The 'death' industry of Victorian times was massive. The death notice was one of the most serious things anyone ever did. People in the colonies travelled hundreds of miles to send letters and to register deaths and notices, when they could.The Victorians had quite rigid rules regarding death and I find it hard to believe that at this time, those living in the colonies were much different.

Ridiculous as it sounds and as it was, even my parents generation, born in Australia in the 1920's and often to parents who had also been born in Australia, would talk about England as home. Immigrants often hold more tightly to the traditions of 'home' than those they have left behind ever do. 

there is no doubt that the poorer classes  in England and Australia could not afford to take part in this commercialized notion of death, although they continuously desired to replicate the mourning etiquette of their social superiors. As such, during times of hardship they would often dye their own clothes black to create a similar effect.

In the  Victorian age, however,  death was more likely to be embraced rather than feared. No doubt there was an aspect of the, 'if you can't fight it, join it,' at work.  In comparison to today's secular society, Victorians held stronger convictions to the teachings of the Bible - the doctrine of the eternal soul and an eventual bodily resurrection. With so much death, particularly of children, no doubt they needed such comfort even more.
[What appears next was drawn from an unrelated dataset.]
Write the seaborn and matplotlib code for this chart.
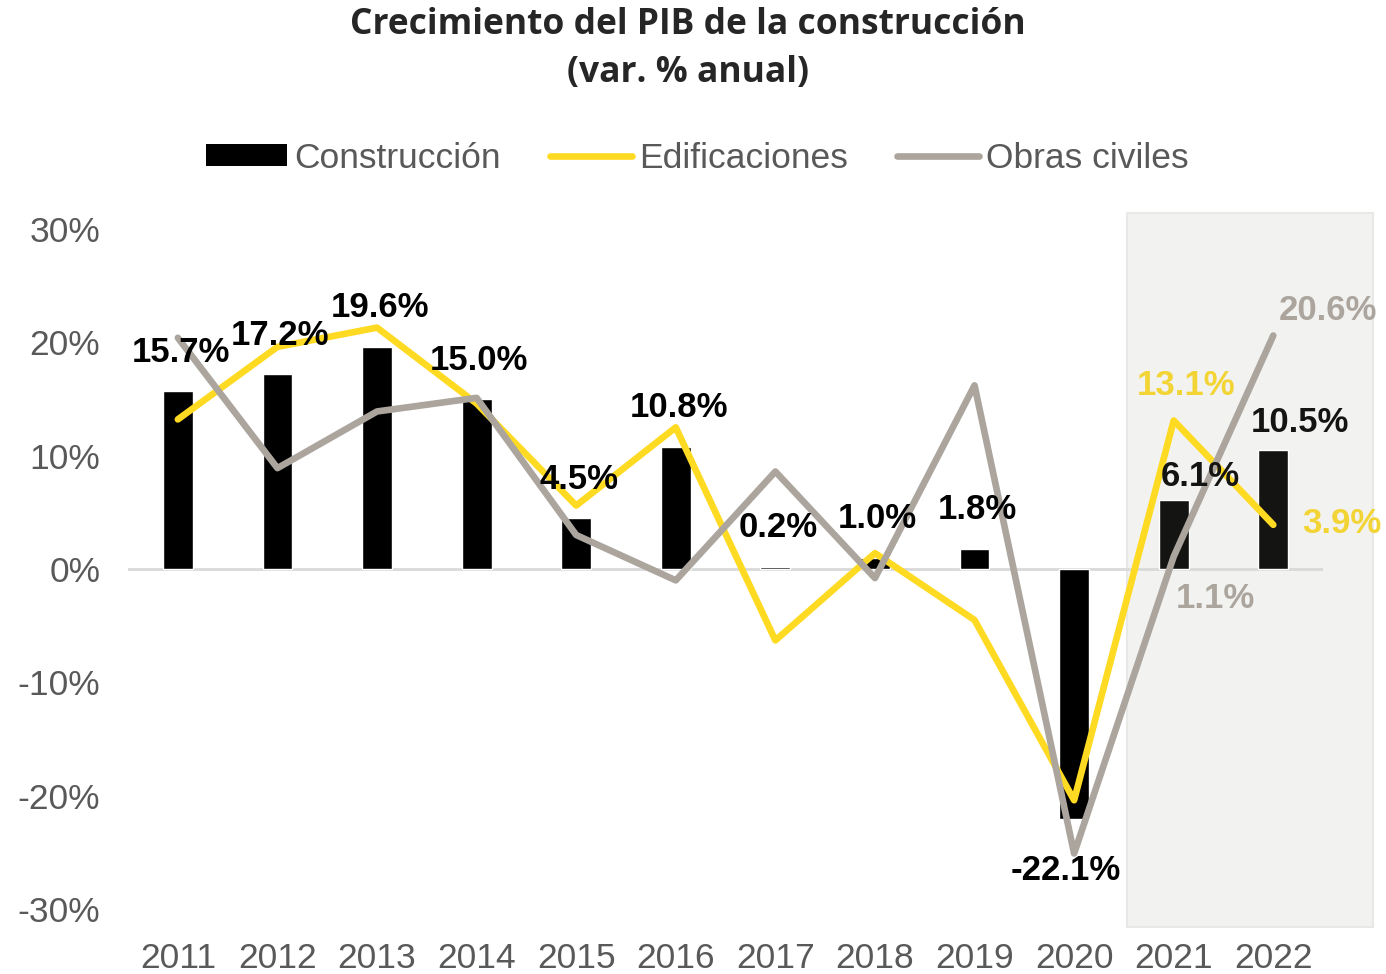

I suspect this is why religion tends to have a far more powerful hold in the Third World than the First. When death is ever-present you are going to be looking for answers or comfort of some kind. In these times the working classes in particular had a very short life expectancy mainly because of poor nutrition and poor sanitation. The prevelance of syphilis also caused high numbers of deaths of babies and children.

I suppose it is a given that when one is doing ancestry research you are dealing with the dead most of the time. It just makes their lives more real when one sees images such as those above.